Она подошла к столу, взяла мою догорающую свечу и зажгла от неё новую — по-хозяйски буднично, выигрывая себе три секунды. Руки у неё, отметила я, дрожали. Впервые за всё знакомство.
— Завтра я скажу Канцелярии то, что велит дядя, — произнесла она. — У меня нет выбора, и вы оба знаете почему. Но сегодня я скажу то, чего он не велел.
— Говорите, — сказал Иртан.
— Завтра вас позовут не на слушание. — Эльвира смотрела на меня. — Слушание — декорация. Заключение о недееспособности уже написано. И подписано.
— Кем? — спросила я. И уже знала ответ — по тому, как заныло основание правого большого пальца.
— Вами, госпожа Свидетель. Вчерашней датой.
Подпись. Ровная, уверенная, почти моя. Та, которую я не ставила, — уже стояла под приговором моему пациенту.
— Завтра вас позовут не подписывать, — тихо закончила Эльвира. — Завтра вас позовут отвечать за неё. А за подделку императорской печати и подписи Свидетеля в этой империи наказание одно, и вы его знаете.

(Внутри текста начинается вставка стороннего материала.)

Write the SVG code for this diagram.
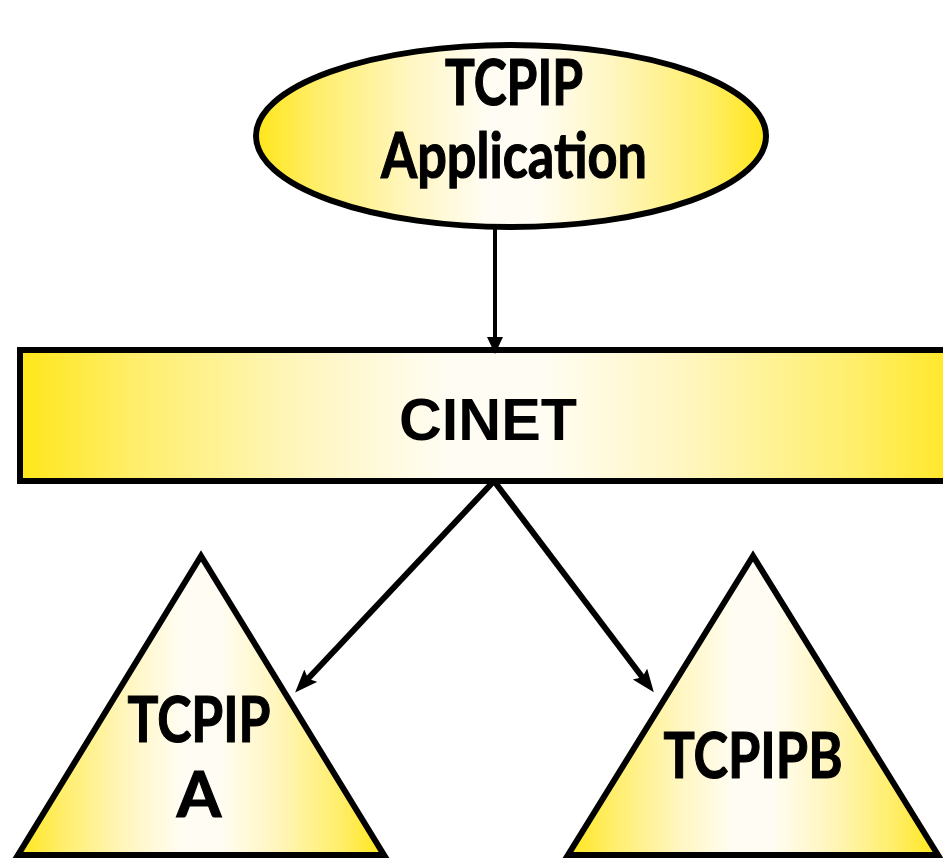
<svg xmlns="http://www.w3.org/2000/svg" width="943" height="858" viewBox="0 0 943 858">
  <defs>
    <linearGradient id="yg" x1="0" y1="0" x2="1" y2="0">
      <stop offset="0" stop-color="#FFE619"/>
      <stop offset="0.12" stop-color="#FFEE6A"/>
      <stop offset="0.3" stop-color="#FFF6C0"/>
      <stop offset="0.45" stop-color="#FFFDF3"/>
      <stop offset="0.55" stop-color="#FFFDF3"/>
      <stop offset="0.7" stop-color="#FFF6C0"/>
      <stop offset="0.88" stop-color="#FFEE6A"/>
      <stop offset="1" stop-color="#FFE619"/>
    </linearGradient>
    <marker id="headBig" markerUnits="userSpaceOnUse" markerWidth="24" markerHeight="20" refX="10" refY="9" orient="auto">
      <path d="M0,0 L23,9 L0,18 L4,9 z" fill="#000"/>
    </marker>
    <marker id="headSmall" markerUnits="userSpaceOnUse" markerWidth="17" markerHeight="17" refX="8" refY="8" orient="auto">
      <path d="M0,0 L17,8 L0,16 z" fill="#000"/>
    </marker>
    <style>
      .shape { fill: url(#yg); stroke: #000; stroke-width: 6; }
      .hum { font-family: Lato, "Open Sans", "Noto Sans", sans-serif; font-weight: 700; font-size: 64px; fill: #000; stroke: #000; stroke-width: 1.2; text-anchor: middle; }
      .arial { font-family: "Liberation Sans", Arial, sans-serif; font-weight: 700; font-size: 60px; fill: #000; text-anchor: middle; }
      .conn { stroke: #000; fill: none; }
    </style>
  </defs>

  <g id="app">
    <ellipse class="shape" cx="511" cy="136" rx="255" ry="91"/>
    <text class="hum" x="514" y="105" textLength="138" lengthAdjust="spacingAndGlyphs">TCPIP</text>
    <text class="hum" x="514" y="178" textLength="266" lengthAdjust="spacingAndGlyphs">Application</text>
  </g>

  <g id="cinet">
    <rect class="shape" x="20" y="350" width="950" height="131"/>
    <text class="arial" x="488" y="440" textLength="178" lengthAdjust="spacingAndGlyphs">CINET</text>
  </g>

  <g id="tcpipa">
    <polygon class="shape" points="201,556 18,855 384,855"/>
    <text class="hum" x="199" y="742" textLength="143" lengthAdjust="spacingAndGlyphs">TCPIP</text>
    <text class="hum" x="199" y="817">A</text>
  </g>

  <g id="tcpipb">
    <polygon class="shape" points="753,556 568,855 938,855"/>
    <text class="hum" x="753" y="778" textLength="179" lengthAdjust="spacingAndGlyphs">TCPIPB</text>
  </g>

  <g id="connectors">
    <line class="conn" x1="495" y1="229" x2="495" y2="345" stroke-width="4" marker-end="url(#headSmall)"/>
    <line class="conn" x1="494" y1="481" x2="304" y2="683" stroke-width="6" marker-end="url(#headBig)"/>
    <line class="conn" x1="494" y1="481" x2="646" y2="682" stroke-width="6" marker-end="url(#headBig)"/>
  </g>
</svg>
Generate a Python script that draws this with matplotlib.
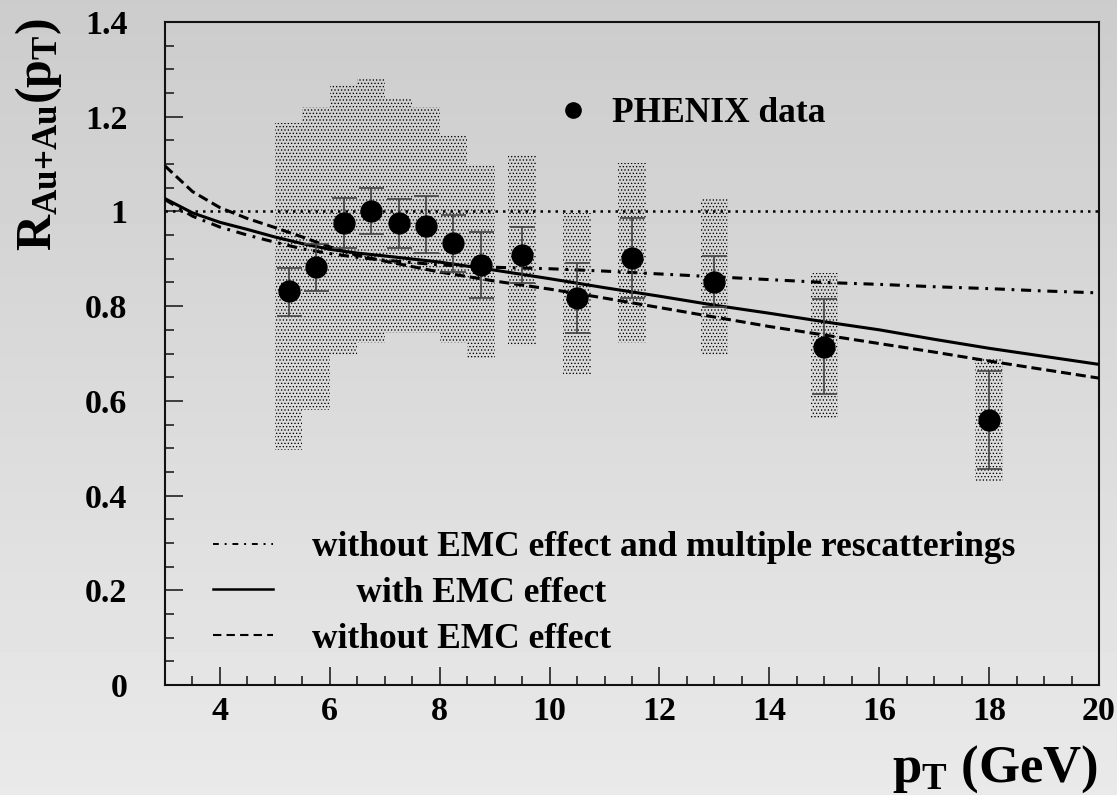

Дяде останется только выбрать, кем вы войдёте в протокол: преступницей — или покойной.
Свеча в её руке выровнялась и загорелась ровно.
— Зачем вы говорите нам это? — спросила я.
Эльвира поставила свечу на стол, к моим бумагам, и впервые за вечер улыбнулась — не губами, глазами. Так, как улыбаются, когда наконец делают то, что хотели сделать очень давно.
— Я вам ещё в саду сказала. Я хочу, чтобы он выжил. — Она посмотрела на наши руки, всё ещё лежавшие одна поверх другой, и добавила совсем тихо: — Теперь я вижу, с кем у него для этого больше шансов.
Она поклонилась — коротко, без придворной глубины, почти по-человечески — и вышла.
Дверь закрылась.
Мы остались втроём: я, Иртан и подпись, которой я не ставила, — где-то там, в тёмных ящиках Канцелярии, уже сутки работавшая против нас.
— Анна, — сказал Иртан.
— Да?
— Руку я больше не отпускаю. — Он развернул мою ладонь и накрыл второй сверху. — Ни у этой двери, ни у той. Возражения?
Врач во мне поднял руку, чтобы возразить. Женщина во мне эту руку опустила.
— Занесите в протокол, — сказала я.
До Канцелярии оставалось четыре часа — и идти туда предстояло не защищаться, а нападать: против нас была наша же подпись, а у нас — только правда, перстень и невеста императора, вставшая не на ту сторону, на которую её растили.